TypeError: add() takes exactly one argument (2 given)

In [70]:
names.add(('Bruce','Sue'))
names

{('Bruce', 'Sue'), 'Peter'}

In [71]:
# Now the add method adds values one at a time. 
# We can utilise some methods which are similar in nature to those that looked at 
# comparison on the sets and allow us to modify a set, the first of these we will
# show is the 'update' method.

names_1 = {'Tony','Peter','Natasha','Wanda'}
names_2 = {'Steve','Peter','Carol','Wanda'}
names_1 | names_2

{'Carol', 'Natasha', 'Peter', 'Steve', 'Tony', 'Wanda'}

In [72]:
names_1

{'Natasha', 'Peter', 'Tony', 'Wanda'}

In [73]:
names_2

{'Carol', 'Peter', 'Steve', 'Wanda'}

In [74]:
names_1.update(names_2)
names_1

{'Carol', 'Natasha', 'Peter', 'Steve', 'Tony', 'Wanda'}

In [75]:
# You can see the return value using the | operator applied to two sets is the same as the 'update' value. 
# The big difference here is that when you use the | operator you don’t change either of the sets.
# However using the 'update' method changes the set that you have used the method for so in this case the 
# names set is now the result of names_1 | names_2.

In [76]:
names_1 = {'Tony','Peter','Natasha','Wanda'}
names_2 = {'Steve', 'Peter', 'Carol', 'Wanda'}
names_1 & names_2

{'Peter', 'Wanda'}

In [77]:
names_1

{'Natasha', 'Peter', 'Tony', 'Wanda'}

In [78]:
names_2

{'Carol', 'Peter', 'Steve', 'Wanda'}

In [79]:
names_1.intersection_update(names_2)
names_1

# Like with the 'update' method, the 'intersection_update' applies the & operation 
# but assigns the result back to the set that its applied to. 

{'Peter', 'Wanda'}

In [80]:
# The same is true for the symmetric_difference:update which gives the same result as ^ 
# and difference:update which gives the difference between two sets.

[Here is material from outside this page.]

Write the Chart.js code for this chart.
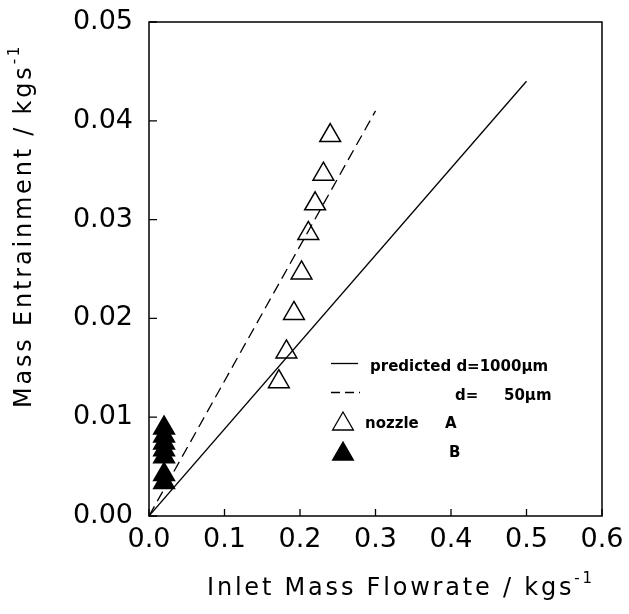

# The last concept that we look at in this chapter is the concept of the frozen set. 
# The frozen set is what the tuple is to a list in that it cannot be altered.

frozen_names = frozenset({'Tony','Peter','Natasha','Wanda'})
frozen_names

frozenset({'Natasha', 'Peter', 'Tony', 'Wanda'})

In [81]:
frozen_name = frozenset(('Tony','Peter','Natasha','Wanda'))
frozen_name

frozenset({'Natasha', 'Peter', 'Tony', 'Wanda'})

In [82]:
frozen_name = frozenset(['Tony','Peter','Natasha','Wanda'])
frozen_name

frozenset({'Natasha', 'Peter', 'Tony', 'Wanda'})

In [83]:
frozen_name = frozenset({'Tony'})
frozen_name

frozenset({'Tony'})

In [84]:
frozen_name = frozenset(('Tony'))
frozen_name

frozenset({'T', 'n', 'o', 'y'})

In [85]:
type(frozen_name)

frozenset

In [86]:
dir(frozen_name)

['__and__',
 '__class__',
 '__contains__',
 '__delattr__',
 '__dir__',
 '__doc__',
 '__eq__',
 '__format__',
 '__ge__',
 '__getattribute__',
 '__gt__',
 '__hash__',
 '__init__',
 '__init_subclass__',
 '__iter__',
 '__le__',
 '__len__',
 '__lt__',
 '__ne__',
 '__new__',
 '__or__',
 '__rand__',
 '__reduce__',
 '__reduce_ex__',
 '__repr__',
 '__ror__',
 '__rsub__',
 '__rxor__',
 '__setattr__',
 '__sizeof__',
 '__str__',
 '__sub__',
 '__subclasshook__',
 '__xor__',
 'copy',
 'difference',
 'intersection',
 'isdisjoint',
 'issubset',
 'issuperset',
 'symmetric_difference',
 'union']

In [87]:
# We use frozenset around a set, list, tuple, or string to give us our set but looking at the
# methods available you can see that the ones which change the set are not available to a
# frozen set, however the methods that allow us to compare sets are still available.